METU Graduate School of Informatics
May 23, Wednesday, 14:00-16:30
Institute of Applied Mathematics, S209
This talk will be an introduction of the MapReduce [1] paradigm for distributed computing originally developed by Google for processing extremely large amounts of data. MapReduce scales the functional programming operators`map’ and `fold’ up to large, heterogenous, and loosely coupled computing clusters in order to perform arbitrarily complex processing in a parallel and distributed manner. The talk will elaborate on the details of computation and data flow in MapReduce using examples from well known algorithms in information retrieval and data mining.
Hadoop [2] is a software framework developed by the Apache Software Foundation that provides open-source and accessible derivative implementations of MapReduce and the closely related Google (distributed) File System [3]. Hadoop allows researchers and developers to utilize MapReduce for their own projects and, thus, has played a big role in the popularity of MapReduce in both enterprise and academic settings.
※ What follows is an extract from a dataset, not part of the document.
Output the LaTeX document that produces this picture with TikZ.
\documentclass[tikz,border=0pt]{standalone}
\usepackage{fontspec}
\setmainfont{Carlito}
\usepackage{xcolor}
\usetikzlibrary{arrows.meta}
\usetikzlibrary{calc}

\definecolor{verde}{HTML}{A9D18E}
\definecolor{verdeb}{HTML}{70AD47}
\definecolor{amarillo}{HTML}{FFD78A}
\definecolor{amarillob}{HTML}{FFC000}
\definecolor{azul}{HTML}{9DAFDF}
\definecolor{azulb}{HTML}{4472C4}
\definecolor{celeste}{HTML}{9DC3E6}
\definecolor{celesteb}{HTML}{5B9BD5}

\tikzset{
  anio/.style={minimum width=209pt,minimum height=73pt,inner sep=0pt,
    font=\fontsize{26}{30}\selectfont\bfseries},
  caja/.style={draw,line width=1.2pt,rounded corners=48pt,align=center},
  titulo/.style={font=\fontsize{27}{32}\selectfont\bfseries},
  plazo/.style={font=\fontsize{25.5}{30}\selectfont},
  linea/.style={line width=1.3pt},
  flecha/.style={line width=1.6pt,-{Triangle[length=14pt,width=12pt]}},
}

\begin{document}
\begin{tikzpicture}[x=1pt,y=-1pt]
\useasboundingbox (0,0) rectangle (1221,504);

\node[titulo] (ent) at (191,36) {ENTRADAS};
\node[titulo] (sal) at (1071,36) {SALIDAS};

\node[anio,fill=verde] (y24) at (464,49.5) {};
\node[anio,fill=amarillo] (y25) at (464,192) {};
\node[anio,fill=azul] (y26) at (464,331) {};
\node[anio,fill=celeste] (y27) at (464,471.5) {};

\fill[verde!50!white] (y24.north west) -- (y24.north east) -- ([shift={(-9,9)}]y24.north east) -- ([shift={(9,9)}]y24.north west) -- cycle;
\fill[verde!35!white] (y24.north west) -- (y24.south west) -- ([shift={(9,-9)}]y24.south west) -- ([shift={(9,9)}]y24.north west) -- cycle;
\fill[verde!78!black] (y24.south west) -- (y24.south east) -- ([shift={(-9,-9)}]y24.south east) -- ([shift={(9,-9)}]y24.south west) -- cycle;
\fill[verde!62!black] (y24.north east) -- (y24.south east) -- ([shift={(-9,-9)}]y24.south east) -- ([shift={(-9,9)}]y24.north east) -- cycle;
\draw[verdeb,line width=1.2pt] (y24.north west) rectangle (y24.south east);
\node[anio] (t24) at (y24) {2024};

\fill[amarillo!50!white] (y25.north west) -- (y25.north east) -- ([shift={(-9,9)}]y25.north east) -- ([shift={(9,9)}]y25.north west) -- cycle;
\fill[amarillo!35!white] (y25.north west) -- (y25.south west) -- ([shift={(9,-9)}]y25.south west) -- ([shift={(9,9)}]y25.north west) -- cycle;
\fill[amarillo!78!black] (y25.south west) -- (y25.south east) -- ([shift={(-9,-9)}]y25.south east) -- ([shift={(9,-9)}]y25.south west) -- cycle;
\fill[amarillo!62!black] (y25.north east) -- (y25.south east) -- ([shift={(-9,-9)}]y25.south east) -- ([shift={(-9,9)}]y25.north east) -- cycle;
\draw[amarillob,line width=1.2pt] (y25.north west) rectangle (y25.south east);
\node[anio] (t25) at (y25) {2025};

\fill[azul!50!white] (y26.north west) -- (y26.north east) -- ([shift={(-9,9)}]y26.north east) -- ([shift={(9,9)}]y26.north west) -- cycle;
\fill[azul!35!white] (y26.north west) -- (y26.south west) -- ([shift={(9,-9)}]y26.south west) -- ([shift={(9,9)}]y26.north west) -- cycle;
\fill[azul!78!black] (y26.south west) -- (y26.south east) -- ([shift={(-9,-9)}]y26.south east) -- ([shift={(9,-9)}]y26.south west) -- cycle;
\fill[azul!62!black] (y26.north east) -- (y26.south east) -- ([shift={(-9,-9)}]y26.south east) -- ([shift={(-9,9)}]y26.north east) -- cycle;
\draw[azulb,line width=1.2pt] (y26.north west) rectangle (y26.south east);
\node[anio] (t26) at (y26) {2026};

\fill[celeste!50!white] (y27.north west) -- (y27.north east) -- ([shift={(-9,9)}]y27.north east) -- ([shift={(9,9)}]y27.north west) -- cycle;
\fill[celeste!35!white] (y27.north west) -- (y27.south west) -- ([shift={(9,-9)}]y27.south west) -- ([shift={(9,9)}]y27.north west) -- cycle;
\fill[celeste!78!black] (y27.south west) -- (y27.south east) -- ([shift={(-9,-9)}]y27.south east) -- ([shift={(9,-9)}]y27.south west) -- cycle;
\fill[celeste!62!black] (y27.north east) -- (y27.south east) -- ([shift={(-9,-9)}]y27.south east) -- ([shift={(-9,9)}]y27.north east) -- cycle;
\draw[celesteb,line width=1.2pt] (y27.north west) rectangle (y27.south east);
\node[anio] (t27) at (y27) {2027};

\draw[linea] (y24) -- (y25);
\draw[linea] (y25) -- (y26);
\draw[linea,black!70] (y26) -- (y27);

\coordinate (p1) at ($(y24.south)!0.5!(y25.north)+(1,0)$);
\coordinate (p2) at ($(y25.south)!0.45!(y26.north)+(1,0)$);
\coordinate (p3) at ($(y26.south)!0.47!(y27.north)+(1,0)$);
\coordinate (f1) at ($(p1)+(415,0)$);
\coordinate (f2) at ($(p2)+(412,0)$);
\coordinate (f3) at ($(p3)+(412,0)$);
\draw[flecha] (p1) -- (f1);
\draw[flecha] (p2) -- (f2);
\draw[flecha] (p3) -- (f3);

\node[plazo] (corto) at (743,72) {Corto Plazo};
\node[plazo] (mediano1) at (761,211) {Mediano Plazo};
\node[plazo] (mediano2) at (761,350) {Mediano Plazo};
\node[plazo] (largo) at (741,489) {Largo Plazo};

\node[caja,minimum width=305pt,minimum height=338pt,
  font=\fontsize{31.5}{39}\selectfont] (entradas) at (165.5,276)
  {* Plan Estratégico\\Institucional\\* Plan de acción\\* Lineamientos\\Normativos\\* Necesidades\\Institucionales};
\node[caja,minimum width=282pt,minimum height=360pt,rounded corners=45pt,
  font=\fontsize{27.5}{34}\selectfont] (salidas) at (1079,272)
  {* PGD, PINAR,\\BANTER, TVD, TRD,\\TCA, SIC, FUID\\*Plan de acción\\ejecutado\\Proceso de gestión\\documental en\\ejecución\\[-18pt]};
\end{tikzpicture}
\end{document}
The talk will give a broad overview of the Hadoop framework in parallel with the discussion on MapReduce, and hopefully give interested listeners enough information to start utilizing Hadoop/MapReduce for their own research.
The latter part of the talk will include a demo illustrating the application of MapReduce to data clustering (and market basket analysis, if time permits) using several Hadoop instances running on Amazon EC2 [4].
[1] Dean J. and Ghemawat S. MapReduce: Simplified Data Processing on Large Clusters; Proc. of OSDI’04: Sixth Symposium on Operating System Design and Implementation, San Francisco, CA, Dec. 2004
[2] The Apache Hadoop Project, http://hadoop.apache.org/
[3] Ghemawat S., Gobioff H., Leung S-T. The Google File System; Proc. of SOSP’ 03: 19th ACM Symposium on Operating Systems Principles, Lake George, NY, Oct. 2003
[4] Amazon Elastic Compute Cloud, http://aws.amazon.com/ec2/